**WHAT THE EXERCISE ASKS:**
Look through the data for the string "this". Copy every line where it is found.

- - - -

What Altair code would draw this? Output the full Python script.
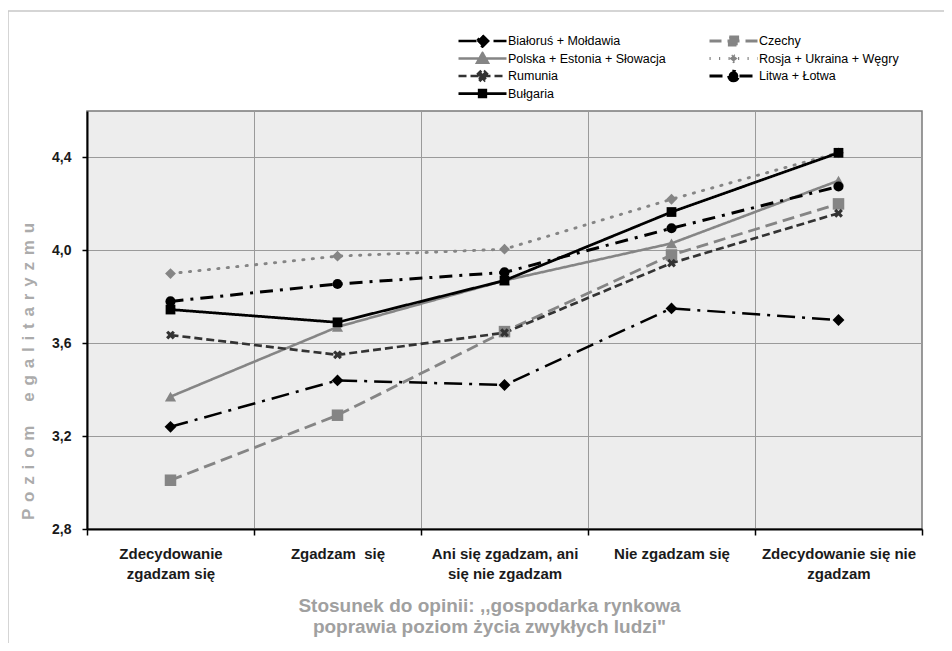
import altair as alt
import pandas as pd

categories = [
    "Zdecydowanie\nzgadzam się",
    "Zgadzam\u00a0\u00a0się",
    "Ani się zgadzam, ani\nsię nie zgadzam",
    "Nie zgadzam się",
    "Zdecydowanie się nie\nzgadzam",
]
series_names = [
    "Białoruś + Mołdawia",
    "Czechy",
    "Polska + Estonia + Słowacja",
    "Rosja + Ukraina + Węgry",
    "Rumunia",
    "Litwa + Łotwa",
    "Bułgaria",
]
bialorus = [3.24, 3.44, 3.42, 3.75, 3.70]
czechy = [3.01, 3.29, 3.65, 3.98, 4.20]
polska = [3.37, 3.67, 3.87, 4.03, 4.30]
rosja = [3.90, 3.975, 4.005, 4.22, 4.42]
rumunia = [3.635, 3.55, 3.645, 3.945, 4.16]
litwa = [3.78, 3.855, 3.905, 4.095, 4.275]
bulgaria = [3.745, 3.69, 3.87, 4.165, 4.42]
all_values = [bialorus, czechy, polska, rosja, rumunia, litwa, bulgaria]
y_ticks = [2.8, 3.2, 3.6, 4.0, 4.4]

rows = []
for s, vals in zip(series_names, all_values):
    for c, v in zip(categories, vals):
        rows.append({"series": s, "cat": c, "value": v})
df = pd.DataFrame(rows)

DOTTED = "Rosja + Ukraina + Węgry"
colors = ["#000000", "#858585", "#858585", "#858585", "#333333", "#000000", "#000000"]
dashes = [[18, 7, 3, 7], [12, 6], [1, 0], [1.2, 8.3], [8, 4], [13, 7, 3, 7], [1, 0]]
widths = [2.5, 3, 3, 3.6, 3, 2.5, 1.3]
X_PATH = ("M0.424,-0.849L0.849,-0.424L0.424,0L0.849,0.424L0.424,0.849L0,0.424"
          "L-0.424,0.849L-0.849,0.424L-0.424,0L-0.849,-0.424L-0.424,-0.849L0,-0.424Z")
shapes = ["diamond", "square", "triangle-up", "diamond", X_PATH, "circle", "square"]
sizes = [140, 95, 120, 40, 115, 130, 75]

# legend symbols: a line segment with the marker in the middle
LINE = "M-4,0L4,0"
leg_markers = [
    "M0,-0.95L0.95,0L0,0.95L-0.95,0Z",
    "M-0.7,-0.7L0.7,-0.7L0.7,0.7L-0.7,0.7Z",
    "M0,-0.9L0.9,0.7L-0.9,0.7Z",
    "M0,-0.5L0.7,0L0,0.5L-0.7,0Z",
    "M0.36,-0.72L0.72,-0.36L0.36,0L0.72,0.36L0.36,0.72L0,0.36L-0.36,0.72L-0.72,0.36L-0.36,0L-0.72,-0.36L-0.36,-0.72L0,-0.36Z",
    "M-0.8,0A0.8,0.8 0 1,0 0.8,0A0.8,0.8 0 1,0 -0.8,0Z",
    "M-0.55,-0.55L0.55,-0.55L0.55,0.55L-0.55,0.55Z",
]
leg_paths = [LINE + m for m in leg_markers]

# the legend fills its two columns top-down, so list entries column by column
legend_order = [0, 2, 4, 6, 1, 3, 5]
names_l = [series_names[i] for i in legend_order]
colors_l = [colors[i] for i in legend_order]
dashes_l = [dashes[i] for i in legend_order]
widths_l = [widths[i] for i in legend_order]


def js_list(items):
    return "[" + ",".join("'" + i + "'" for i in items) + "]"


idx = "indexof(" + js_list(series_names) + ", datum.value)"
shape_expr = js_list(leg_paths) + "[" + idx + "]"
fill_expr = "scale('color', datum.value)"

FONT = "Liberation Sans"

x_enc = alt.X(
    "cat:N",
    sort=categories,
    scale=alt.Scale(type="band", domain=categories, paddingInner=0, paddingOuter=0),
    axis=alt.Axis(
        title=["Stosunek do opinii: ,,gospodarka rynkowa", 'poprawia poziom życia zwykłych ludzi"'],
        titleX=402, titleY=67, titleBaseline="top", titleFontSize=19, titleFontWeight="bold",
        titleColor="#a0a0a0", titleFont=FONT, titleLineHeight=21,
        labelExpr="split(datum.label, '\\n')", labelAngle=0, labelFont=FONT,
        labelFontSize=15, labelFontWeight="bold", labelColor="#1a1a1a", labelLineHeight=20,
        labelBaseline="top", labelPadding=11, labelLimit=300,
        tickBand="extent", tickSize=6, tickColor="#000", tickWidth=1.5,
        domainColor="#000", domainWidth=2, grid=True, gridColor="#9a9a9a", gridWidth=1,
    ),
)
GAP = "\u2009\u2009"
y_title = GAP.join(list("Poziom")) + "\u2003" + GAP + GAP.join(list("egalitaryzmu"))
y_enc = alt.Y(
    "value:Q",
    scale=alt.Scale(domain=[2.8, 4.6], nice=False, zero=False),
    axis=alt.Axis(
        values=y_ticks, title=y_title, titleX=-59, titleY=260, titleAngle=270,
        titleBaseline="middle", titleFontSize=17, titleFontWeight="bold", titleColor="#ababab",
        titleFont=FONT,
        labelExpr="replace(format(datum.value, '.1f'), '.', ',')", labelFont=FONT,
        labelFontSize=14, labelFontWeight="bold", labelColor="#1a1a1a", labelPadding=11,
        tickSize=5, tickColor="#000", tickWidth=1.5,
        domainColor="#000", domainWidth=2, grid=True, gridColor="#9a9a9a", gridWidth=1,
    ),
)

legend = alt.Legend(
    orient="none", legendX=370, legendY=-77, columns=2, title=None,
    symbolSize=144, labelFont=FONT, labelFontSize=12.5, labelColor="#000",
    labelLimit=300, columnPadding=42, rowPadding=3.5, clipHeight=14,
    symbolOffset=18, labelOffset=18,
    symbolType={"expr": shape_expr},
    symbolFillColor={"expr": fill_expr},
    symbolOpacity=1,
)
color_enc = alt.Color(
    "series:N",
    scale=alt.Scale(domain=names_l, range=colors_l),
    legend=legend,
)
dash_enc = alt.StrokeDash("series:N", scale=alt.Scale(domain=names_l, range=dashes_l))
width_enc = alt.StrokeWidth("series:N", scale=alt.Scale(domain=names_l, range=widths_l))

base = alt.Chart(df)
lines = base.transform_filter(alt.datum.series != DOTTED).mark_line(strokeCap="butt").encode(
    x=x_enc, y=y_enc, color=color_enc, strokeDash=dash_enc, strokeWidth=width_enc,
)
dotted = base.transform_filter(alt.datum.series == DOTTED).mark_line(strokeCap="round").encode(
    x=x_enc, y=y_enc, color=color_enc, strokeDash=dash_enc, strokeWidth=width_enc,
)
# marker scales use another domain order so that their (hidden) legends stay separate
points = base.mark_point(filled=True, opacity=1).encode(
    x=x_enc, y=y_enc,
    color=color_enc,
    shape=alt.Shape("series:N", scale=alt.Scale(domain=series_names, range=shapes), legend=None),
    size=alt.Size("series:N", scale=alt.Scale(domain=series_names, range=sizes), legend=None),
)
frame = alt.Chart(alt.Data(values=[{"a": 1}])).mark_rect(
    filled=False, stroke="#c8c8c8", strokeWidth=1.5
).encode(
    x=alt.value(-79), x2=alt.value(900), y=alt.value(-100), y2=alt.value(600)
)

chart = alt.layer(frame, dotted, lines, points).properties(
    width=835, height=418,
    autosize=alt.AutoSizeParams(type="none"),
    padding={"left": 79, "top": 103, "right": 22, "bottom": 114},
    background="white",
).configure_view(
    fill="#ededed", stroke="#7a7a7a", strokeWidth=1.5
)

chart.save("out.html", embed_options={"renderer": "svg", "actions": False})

- - - -

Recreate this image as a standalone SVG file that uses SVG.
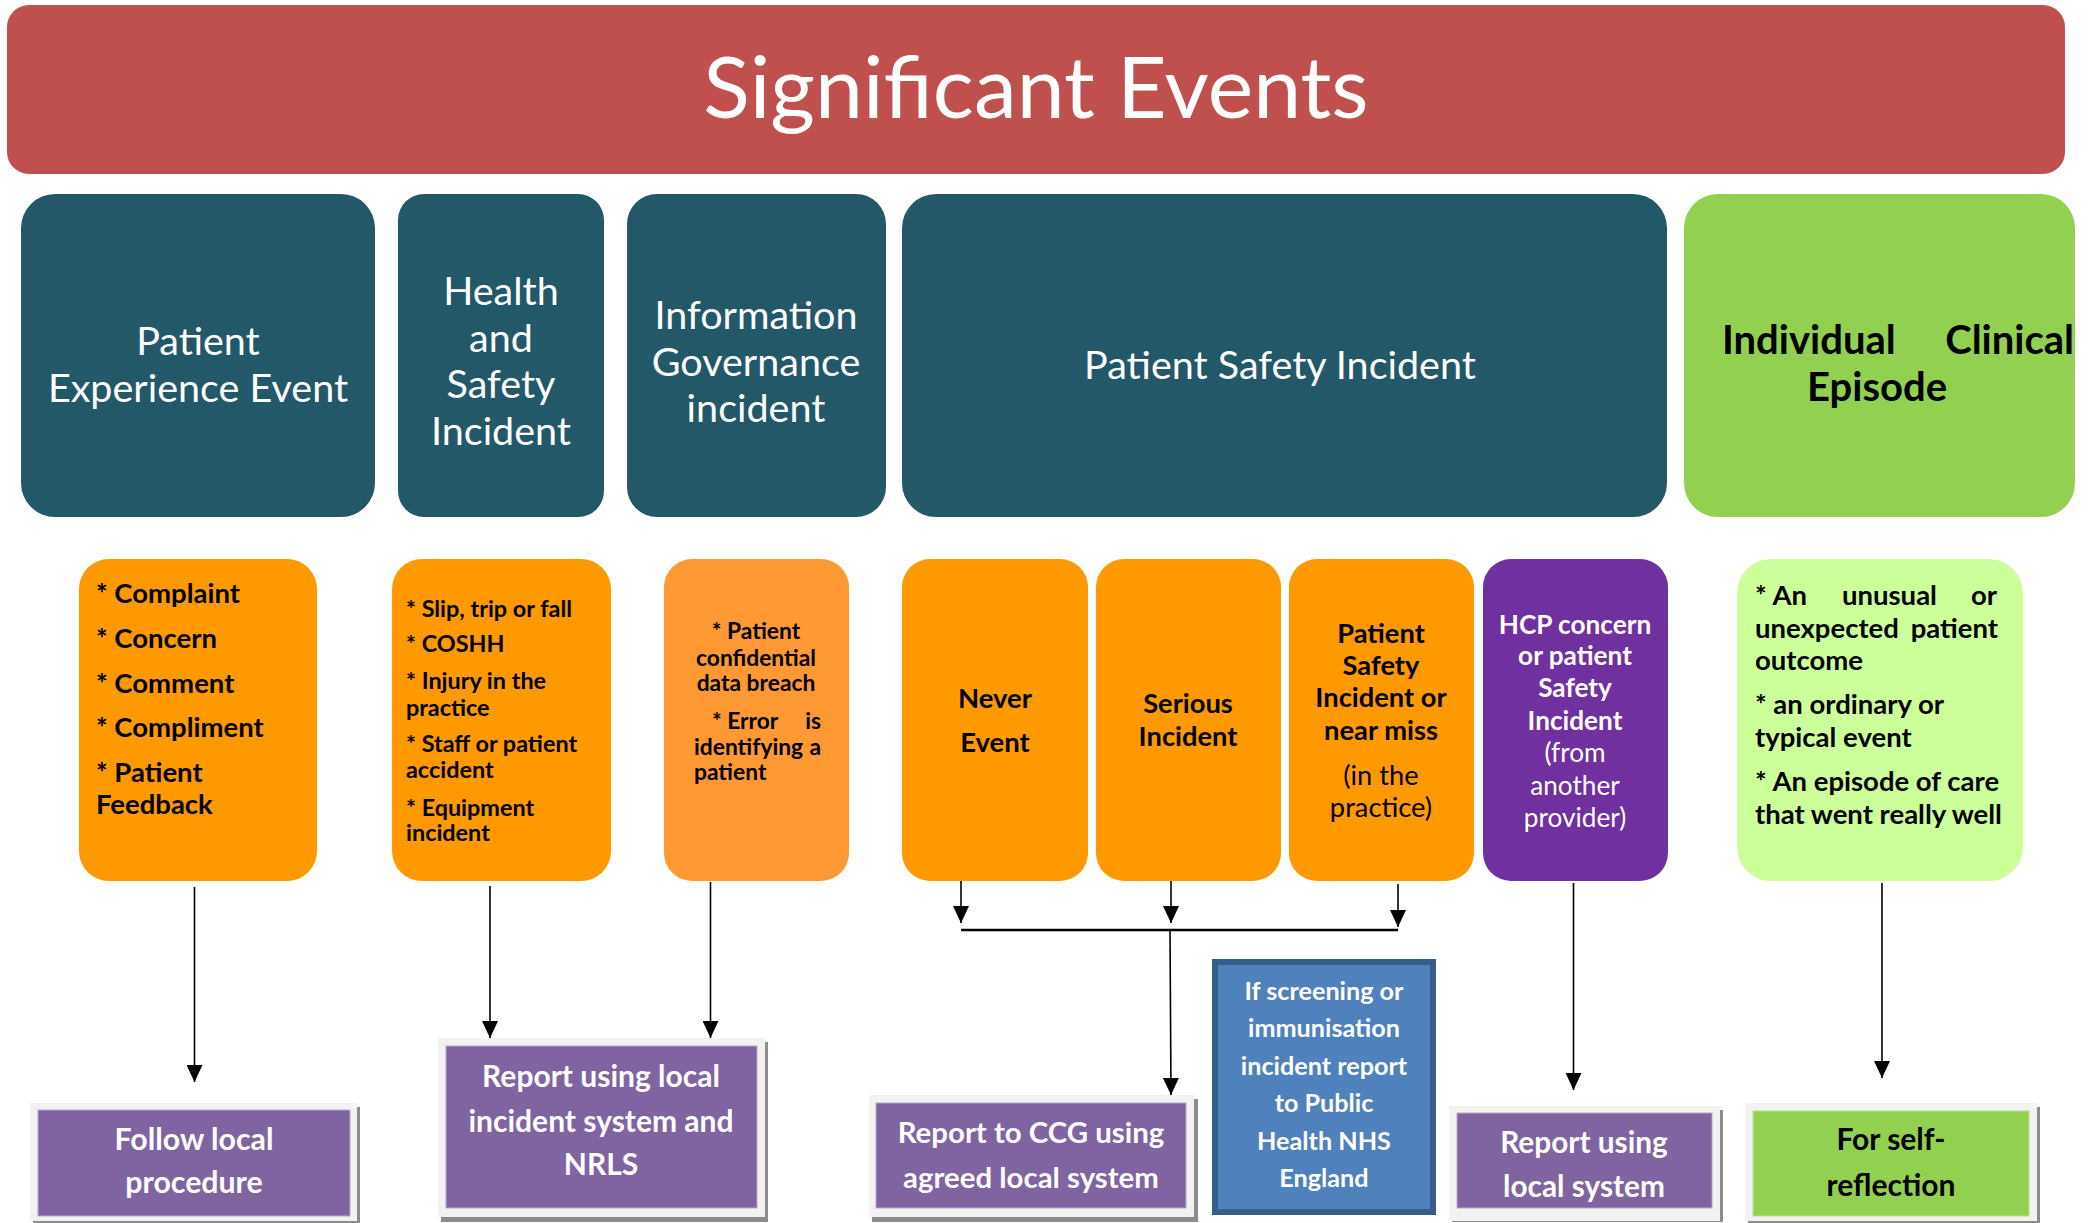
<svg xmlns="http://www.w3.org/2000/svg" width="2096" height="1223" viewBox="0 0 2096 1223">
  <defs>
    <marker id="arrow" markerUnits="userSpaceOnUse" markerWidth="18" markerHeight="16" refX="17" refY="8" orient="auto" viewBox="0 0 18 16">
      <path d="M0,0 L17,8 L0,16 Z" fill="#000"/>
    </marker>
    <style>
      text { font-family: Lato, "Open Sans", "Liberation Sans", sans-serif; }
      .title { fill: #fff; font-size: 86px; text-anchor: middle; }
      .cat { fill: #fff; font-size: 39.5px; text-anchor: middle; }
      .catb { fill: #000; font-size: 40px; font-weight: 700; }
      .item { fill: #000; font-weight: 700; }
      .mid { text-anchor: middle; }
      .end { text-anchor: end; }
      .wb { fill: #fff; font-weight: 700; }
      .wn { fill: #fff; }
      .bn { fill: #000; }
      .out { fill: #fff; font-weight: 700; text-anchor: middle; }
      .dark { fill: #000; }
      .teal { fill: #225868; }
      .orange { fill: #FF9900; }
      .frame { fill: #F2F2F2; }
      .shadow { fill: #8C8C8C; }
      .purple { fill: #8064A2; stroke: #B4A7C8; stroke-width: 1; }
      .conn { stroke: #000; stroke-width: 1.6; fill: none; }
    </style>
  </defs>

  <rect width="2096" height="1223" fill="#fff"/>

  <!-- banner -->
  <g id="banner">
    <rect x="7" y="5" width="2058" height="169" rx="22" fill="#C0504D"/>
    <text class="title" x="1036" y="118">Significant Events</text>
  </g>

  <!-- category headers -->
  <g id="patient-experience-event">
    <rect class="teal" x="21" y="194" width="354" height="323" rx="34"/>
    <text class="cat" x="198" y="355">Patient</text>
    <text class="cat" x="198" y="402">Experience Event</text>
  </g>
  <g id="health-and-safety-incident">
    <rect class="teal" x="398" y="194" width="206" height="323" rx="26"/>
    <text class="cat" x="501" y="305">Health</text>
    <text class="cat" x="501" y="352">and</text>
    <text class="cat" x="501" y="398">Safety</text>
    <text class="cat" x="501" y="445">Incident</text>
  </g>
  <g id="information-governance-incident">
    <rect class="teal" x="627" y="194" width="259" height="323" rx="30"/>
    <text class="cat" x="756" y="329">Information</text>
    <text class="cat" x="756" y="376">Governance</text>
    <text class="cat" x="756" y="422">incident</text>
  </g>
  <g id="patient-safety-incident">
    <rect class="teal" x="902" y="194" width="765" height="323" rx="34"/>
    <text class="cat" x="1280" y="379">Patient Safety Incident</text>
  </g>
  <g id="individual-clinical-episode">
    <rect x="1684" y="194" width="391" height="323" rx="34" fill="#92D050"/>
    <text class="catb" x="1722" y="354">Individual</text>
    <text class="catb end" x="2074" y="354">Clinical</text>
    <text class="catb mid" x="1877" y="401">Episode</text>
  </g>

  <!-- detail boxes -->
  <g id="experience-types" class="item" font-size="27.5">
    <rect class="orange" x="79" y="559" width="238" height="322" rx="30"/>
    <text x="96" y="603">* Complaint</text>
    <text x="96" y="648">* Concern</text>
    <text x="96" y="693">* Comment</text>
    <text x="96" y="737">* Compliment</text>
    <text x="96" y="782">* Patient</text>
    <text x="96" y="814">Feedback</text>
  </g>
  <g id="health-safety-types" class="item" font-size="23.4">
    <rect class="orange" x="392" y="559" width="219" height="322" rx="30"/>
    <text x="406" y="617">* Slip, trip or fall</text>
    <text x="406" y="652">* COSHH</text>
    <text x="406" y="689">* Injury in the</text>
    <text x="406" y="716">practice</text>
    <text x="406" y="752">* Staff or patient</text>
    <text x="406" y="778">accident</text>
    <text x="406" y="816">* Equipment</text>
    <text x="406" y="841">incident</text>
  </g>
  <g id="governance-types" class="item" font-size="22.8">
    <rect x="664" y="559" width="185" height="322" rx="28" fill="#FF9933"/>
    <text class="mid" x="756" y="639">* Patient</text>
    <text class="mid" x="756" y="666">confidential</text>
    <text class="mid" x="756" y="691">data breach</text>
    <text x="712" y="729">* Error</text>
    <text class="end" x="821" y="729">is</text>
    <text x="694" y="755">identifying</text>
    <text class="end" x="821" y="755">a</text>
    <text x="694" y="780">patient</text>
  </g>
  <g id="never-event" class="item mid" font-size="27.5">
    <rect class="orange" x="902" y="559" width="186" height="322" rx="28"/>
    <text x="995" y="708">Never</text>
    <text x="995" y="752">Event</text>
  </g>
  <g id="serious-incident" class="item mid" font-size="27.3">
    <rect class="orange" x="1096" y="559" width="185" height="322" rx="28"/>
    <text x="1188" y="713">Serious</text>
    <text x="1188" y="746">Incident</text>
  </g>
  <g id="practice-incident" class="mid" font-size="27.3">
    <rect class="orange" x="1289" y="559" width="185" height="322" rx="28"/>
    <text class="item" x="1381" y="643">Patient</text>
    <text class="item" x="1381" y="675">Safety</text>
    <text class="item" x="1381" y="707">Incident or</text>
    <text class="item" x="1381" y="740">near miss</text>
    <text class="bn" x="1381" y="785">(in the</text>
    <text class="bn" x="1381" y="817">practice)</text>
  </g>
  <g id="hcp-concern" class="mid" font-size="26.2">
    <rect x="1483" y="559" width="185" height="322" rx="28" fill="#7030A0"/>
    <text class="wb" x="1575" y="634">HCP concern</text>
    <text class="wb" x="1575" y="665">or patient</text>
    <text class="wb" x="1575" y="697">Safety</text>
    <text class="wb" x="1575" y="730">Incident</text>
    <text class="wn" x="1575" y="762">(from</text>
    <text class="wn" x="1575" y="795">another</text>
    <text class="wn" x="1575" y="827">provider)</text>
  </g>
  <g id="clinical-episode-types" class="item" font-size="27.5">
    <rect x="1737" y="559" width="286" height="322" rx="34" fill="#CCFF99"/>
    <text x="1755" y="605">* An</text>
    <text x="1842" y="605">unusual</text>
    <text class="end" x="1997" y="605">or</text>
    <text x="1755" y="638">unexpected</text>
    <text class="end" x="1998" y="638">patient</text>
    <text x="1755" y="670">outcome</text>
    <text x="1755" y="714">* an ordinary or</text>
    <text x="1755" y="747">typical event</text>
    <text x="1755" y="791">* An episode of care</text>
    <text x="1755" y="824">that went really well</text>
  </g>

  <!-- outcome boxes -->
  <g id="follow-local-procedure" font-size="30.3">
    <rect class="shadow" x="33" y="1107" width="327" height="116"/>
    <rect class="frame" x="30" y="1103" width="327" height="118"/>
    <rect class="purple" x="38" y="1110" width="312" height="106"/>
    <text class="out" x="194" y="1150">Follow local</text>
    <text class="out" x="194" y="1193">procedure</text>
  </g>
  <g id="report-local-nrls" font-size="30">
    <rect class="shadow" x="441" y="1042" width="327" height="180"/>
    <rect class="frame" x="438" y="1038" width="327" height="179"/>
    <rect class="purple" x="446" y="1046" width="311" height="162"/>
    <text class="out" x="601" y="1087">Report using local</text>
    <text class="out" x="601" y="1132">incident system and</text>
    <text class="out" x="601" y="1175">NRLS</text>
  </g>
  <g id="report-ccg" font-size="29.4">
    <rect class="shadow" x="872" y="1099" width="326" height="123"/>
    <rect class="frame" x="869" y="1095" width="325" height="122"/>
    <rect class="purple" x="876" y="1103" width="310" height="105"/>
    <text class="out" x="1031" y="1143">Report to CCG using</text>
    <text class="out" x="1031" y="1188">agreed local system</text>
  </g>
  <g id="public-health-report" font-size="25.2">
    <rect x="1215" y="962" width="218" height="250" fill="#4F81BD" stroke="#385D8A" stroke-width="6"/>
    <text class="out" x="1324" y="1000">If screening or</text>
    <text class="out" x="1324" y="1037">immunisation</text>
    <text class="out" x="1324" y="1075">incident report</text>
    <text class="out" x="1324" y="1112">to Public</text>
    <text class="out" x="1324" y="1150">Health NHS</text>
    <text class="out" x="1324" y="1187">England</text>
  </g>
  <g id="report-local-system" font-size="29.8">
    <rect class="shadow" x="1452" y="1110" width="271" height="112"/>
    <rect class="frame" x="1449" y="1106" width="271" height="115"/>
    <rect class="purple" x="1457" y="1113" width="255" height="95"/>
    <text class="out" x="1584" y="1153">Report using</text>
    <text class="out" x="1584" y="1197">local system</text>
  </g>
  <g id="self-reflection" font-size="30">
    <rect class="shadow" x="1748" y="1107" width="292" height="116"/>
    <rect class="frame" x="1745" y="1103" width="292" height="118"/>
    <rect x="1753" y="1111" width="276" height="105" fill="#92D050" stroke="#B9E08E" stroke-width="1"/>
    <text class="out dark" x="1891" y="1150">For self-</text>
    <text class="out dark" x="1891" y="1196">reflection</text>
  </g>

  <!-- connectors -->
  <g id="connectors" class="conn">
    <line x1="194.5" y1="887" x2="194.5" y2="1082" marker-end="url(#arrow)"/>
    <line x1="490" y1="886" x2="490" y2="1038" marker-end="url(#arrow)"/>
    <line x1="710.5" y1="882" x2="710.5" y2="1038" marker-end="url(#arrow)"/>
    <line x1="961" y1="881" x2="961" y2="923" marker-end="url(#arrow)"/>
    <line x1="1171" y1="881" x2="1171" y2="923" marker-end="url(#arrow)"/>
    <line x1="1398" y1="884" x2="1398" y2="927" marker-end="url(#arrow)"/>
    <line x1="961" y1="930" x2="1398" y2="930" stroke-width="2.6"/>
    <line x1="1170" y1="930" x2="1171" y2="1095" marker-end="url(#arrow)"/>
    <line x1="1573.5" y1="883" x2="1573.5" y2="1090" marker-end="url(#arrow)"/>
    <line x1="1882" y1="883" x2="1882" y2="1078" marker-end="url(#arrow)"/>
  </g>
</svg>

- - - -

**RESULT OF THE TASK:**
What Altair code would draw this? Output the full Python script.
Recreate this image as a standalone SVG file that uses SVG.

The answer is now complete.